You like to cite a phrase of Vaclav Havel's: "Music cannot change the world, only people can do so, but music can change people". "I am convinced of this. A song can make you change direction; it can arouse new sentiments, help you to take important decisions. I continue to organise concerts because I see considerable "spiritual returns". Concerts break the monotony of our sacristies. At concerts you draw close to many people, you meet new people with great needs and new relationships are established. From these relationships a new reality can be built up in the parish, in society and in the world".

Recently you have achieved national success. The great lyricist Mogol has expressed interest in your songs and the Paoline editing company has published your CD entitled "Buonenuove". How did this CD come about? "It's a collection of fourteen songs born from life, from contact with people and from my relationship with God. Mogol particularly liked one of these songs "Heaven exists" and he wanted to give it an award as the best text at the Ancona song contest. Then the song "Time that returns" came third in a contest of Marian songs organised by the diocese of Terni under the artistic direction of Eugenio Bennato. The song "Together with you" was chosen by Giosy Cento and Piergiorgio Bussani for the "Christian Sanremo" in which I took part together with Gen Rosso and Gen Verde. The whole preparation of the CD was a great experience. The Paoline editing company have really focussed in on it. Certainly, it's been an experience that cost time, imagination as well as involved building bridges between Rome and Naples and between the "Lunatico" and "Intelsoft" studios. Great musicians gave me their invaluable help. I hope the CD will reach a vast audience.

Have you anything else in the pipeline? "Yes. Another work called "Jesus on line" will come out soon. It's a collection of 6 "Christian dance" songs with an interactive track that opens by inserting the CD into the computer. You'll find the texts of the songs on this track with the chords written in so that people can sing them accompanied by guitar. There are also commentaries that explain the meaning of the texts. There'll also be videos… Ultimately it will be possible to connect and interact via internet".

What does "Christian dance" mean? The kind of music I have in the songs in the new CD is disco-tech "dance" music. It's the musical language nearest to young people, especially the very young. But it'll be a Christian dance in the sense that the background to the texts is the Gospel and values… We experimented on this and last January "Jesus on line" was born. Then a journalist who works for Rai 2 heard it and he put it on the Kataweb Video, the most famous portal in Italy, for ten days. People liked it and soon I found myself composing more music like it…"

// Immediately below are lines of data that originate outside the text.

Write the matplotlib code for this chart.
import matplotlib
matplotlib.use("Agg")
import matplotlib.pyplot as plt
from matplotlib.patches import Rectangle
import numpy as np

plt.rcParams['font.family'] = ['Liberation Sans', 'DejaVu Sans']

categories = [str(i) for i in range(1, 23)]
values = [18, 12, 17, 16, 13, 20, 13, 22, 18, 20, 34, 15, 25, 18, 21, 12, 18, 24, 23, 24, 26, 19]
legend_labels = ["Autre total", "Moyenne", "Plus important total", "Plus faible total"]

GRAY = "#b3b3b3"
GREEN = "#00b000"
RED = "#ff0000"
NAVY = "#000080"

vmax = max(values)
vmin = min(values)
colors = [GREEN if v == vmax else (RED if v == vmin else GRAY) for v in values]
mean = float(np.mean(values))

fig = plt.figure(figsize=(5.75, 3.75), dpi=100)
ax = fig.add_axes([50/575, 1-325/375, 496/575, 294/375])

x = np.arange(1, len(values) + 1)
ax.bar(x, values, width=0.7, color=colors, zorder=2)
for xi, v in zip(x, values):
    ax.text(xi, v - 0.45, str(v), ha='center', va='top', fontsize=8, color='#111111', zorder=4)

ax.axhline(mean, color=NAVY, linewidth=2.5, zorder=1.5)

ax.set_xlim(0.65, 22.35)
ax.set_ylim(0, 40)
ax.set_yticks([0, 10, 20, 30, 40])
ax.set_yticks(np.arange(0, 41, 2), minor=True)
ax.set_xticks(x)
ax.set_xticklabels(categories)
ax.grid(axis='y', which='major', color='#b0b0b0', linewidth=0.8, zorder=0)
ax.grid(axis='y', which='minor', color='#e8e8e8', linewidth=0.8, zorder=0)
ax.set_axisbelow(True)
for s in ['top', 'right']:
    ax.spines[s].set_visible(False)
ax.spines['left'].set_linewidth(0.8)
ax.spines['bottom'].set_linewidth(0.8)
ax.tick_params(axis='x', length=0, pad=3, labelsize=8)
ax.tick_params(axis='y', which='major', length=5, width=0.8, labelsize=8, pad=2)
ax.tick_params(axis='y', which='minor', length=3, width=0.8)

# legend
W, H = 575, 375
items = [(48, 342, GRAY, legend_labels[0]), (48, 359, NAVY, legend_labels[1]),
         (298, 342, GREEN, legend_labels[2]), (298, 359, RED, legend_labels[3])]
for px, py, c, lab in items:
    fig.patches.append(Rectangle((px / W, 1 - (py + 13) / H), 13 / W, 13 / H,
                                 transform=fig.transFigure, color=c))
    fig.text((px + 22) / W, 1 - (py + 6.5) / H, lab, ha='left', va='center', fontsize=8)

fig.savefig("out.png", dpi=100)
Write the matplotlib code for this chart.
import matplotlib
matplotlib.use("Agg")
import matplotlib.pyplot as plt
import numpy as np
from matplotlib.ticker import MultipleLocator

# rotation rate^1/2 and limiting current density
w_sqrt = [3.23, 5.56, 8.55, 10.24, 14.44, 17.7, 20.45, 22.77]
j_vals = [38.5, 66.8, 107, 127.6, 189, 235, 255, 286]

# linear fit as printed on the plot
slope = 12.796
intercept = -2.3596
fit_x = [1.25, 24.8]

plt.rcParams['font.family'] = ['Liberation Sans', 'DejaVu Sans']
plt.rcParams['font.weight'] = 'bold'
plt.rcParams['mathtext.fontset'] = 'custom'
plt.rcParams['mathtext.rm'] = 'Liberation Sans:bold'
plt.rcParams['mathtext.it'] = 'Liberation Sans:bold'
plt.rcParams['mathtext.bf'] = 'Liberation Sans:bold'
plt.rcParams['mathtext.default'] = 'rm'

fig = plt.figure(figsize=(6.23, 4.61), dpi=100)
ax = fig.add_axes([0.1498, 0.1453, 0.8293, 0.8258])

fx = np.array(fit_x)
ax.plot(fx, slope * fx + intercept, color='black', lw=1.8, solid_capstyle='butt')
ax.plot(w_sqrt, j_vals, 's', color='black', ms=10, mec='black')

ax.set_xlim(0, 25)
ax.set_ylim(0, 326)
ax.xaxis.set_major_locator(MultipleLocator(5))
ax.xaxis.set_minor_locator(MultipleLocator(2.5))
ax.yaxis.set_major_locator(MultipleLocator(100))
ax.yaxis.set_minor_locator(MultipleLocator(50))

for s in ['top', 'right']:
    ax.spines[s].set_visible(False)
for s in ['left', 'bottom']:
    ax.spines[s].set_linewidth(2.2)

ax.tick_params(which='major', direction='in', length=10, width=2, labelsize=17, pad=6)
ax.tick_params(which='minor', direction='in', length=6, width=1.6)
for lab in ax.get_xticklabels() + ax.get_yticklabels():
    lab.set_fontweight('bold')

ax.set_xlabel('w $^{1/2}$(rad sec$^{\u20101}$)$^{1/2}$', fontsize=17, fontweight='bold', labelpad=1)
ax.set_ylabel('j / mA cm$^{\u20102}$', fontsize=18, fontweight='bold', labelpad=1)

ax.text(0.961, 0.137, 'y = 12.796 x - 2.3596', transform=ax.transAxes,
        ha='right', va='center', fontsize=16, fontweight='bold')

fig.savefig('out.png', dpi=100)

If you could look back for a moment and think about your music as it was years ago compared to what you compose today, is there a difference? "I was born with music within me and it came out in me before God brought me to understand what he wanted of me. After that God took the first place in my life and since nature clothed by grace is ennobled my music took on a new shape. So today giving God through music is something that is born from my life, it's a way of "proclaiming". Of course I still have to clarify just how to reconcile being a priest and a singer especially when I realise that my parish is the world! But I read anything that happens in this perspective - God is love and he loves me immensely and I want to remain in this love as I am and as I can be".

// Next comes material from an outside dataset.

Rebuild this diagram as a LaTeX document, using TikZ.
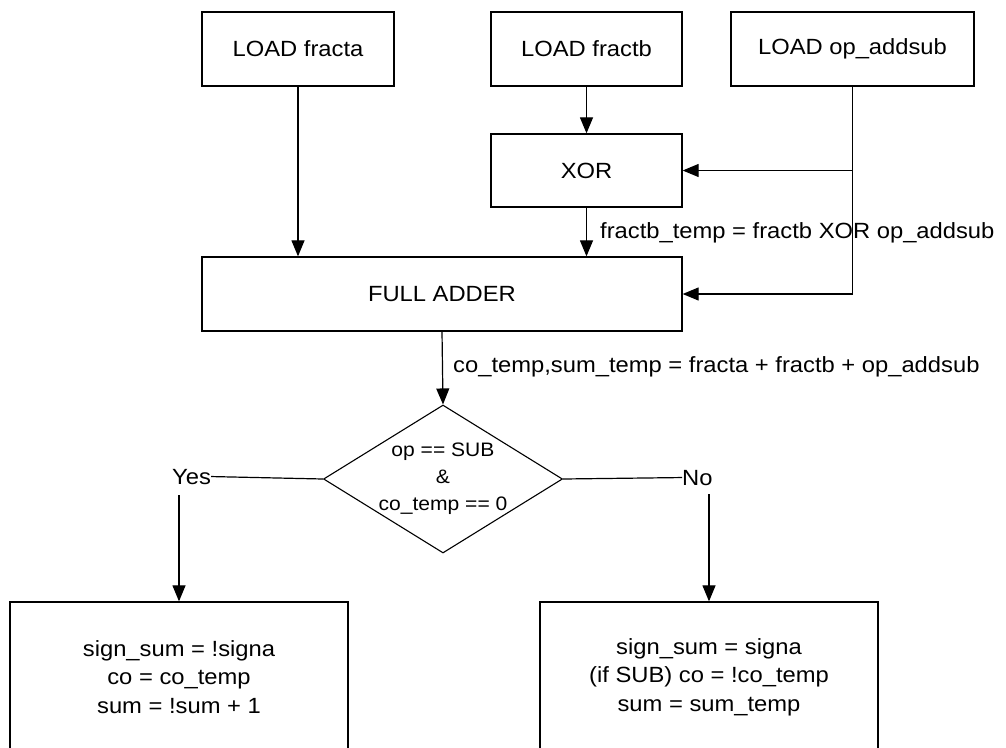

I know that you share a particular experience of life with other priests. You share your goods together, your pastoral projects, and you live a common life together in the same house. Is there a relationship between this experience and your artistic commitment? "Yes, there's a very close relationship. I am convinced that a priest is credible to the degree in which his word is witnessed to by a life lived according to Jesus' New Commandment of mutual love. This new relationship with other priests with whom I share my economy, my house, my choices, all of this helps me very much to remain faithful to my calling. Together we decided that I should cultivate my artistic talent. And I check out every idea with them. Even if the others are artists I feel that my art must filter through their sensibility so that my songs aren't simply a fruit of a talent but something more - an expression of this experience of life that we bring forward together. They are the first to hear my songs and they suggest changes!"

When did this experience begin? "I entered the seminary when I was 21 years old at a time when I was beginning to work as an electrical technician. I was in a music group and we used to travel around. Then came this mysterious but strong calling from Jesus to follow him and leave everything for God. In the seminary I met Fr. Peppino Gambardella, a priest whose life witness struck me. I felt there was something special in his life. He spoke to me about the spirituality of the Focolare. I wanted to share this way of life with him. I felt my calling became stronger in this new commitment to live out the Gospel".

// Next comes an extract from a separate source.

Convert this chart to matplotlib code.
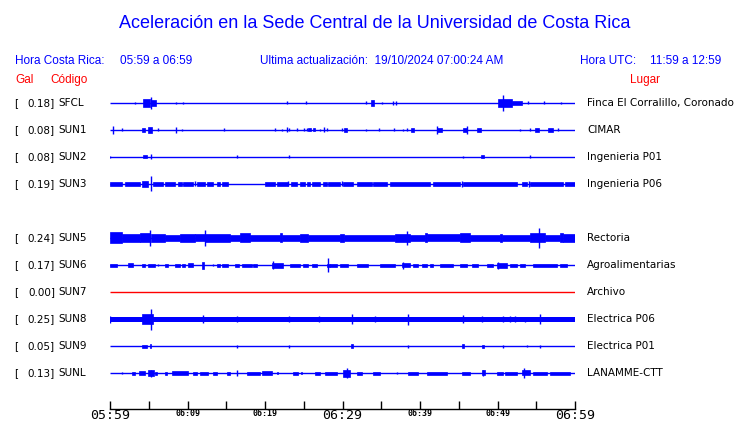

This commitment to live out the gospel is to be seen in your songs. It's something that makes them an instrument of evangelisation. "A song is not a Verdi Opera, but a simple and effective means. The language of the Gospel is simple. In order to express himself and give himself to the world Jesus choose an extremely simple Word. But that Word is the only one that transforms your life and makes you pass "from death to life". I am convinced that the songs will be effective because of this commitment to live the Word. If they express life they are really effective…and so evangelisation happens in a new way".